Of course, while we’re talking starter and backup here, it can be argued just as persuasively – without intent to denigrate either candidate – that what the Cougars have is undeniably a Hobson’s choice.

They have kid quarterbacks – one a sophomore, the other a freshman – and if history tells us anything it’s that at WSU, that’s the back alley to Bowlville, at best.

The Cougars have had 18 winning seasons in the past 50 years – 10 of them in the last two decades – and in all but two of those seasons the opener-to-Apple Cup starter at quarterback has been a junior or a senior.

No surprise there. Experience matters, and it obviously matters most at quarterback. It just demonstrates the kind of odds Doba and Co. are up against in trying to make an unprecedented fourth straight trip to the postseason.

Because the rivals over the mountains have been such steady winners for decades, because Oregon has made such a habit of it lately and because Oregon State went for an eternity without hope, there isn’t much of a Northwest context for what the Cougars have gone through in this regard.

A sophomore from Olympia named Mel Melin quarterbacked the Cougars to a 6-4 record in 1959, right after the old Pacific Coast Conference went “poof” and the Cougs wound up with San Jose and Houston on the schedule instead of USC and UCLA.

Thirty five years would pass before another sophomore would steer the Cougs to a winning record – although whatever steering Chad Davis did was done mostly with the car in park.

Indeed, 1994 remains the only season in the last 50 during which the Cougars were dead last in the Pacific-10 (or its antecedents) in offense. Not even the dreadful 1969 and ‘70 teams were so impotent, so it can be concluded that the 8-4 record the Cougs put up in ‘94 was more in spite of young Chad than in his debt.

Hair-splitters will surely cite the Cougs of 1989 when freshman Aaron Garcia helped the Cougs to a 6-5 record. But senior Brad Gossen was 3-0 as a starter before an injury wiped out half his season, and maybe the Cougs go to a bowl if he’d been given back his job as soon as he was ready to return to work.

And, of course, the Cougars ended their forever bowl drought in 1981 with Clete Casper and sophomore Ricky Turner sharing time in Jim Walden’s rump-bone offense, though Casper was the regular starter.

In any event, it’s pretty well established – if the Cougars are winning with any regularity, there’s a seasoned senior at quarterback, or a junior with outsized ability (Timm Rosenbach, Drew Bledsoe, Mark Rypien, Leaf) who’s on the fast track to the National Football League.

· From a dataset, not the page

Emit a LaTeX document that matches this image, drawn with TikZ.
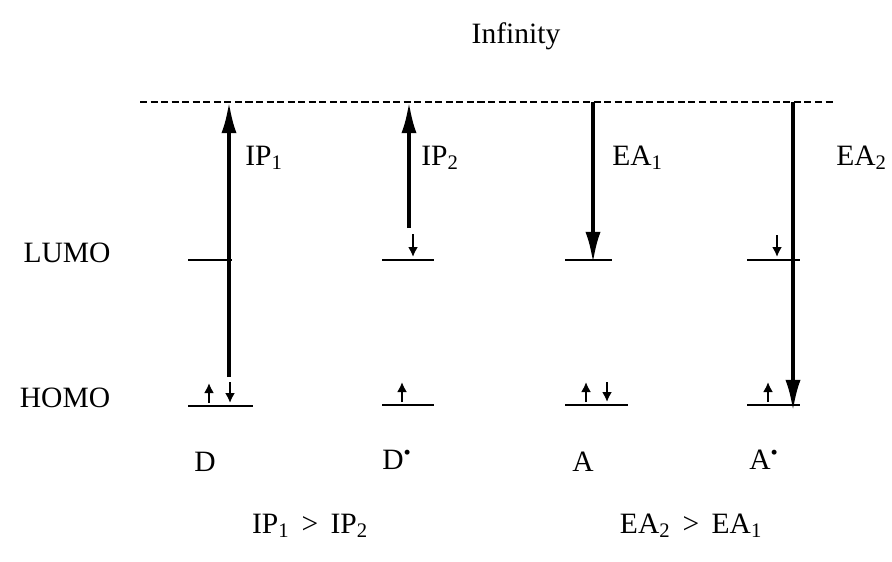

Comparisons and expecations for either Swogger and Brink, then, are both irrelevant and unfair.

In either case, progress is going to be fitful. In either case, success is going to be problematic – particularly with an offensive line still trying to find itself, an AWOL running game and receivers who, to this point, have been even more erratic than the quarterbacks.

To a good many of us, Swogger is the quarterback with at least the most transparent upside – the size and the arm, as if quarterbacking is only that. Brink may well be one of those players who never backs down and simply wills himself into a job.

But that’s not going to be an overnight delivery, is it?

The fact is, the week after their dismal second starts, both Leaf and Gesser bounced back with terrific games – throwing for four touchdown passes apiece, no picks, no disasters. It didn’t hurt that in both cases the Cougars mustered an actual ground game – you know, when the quarterback hands off to a running back, and he dashes through gaps created by the offensive line, resulting in positive yardage?

Remember?

And after that, there would be other setbacks and other gains for Gesser and Leaf, as there are for any young quarterback.

What both had going for them was that their public hadn’t just been spoiled by three 10-win bowl seasons, and wasn’t demanding instant gratification.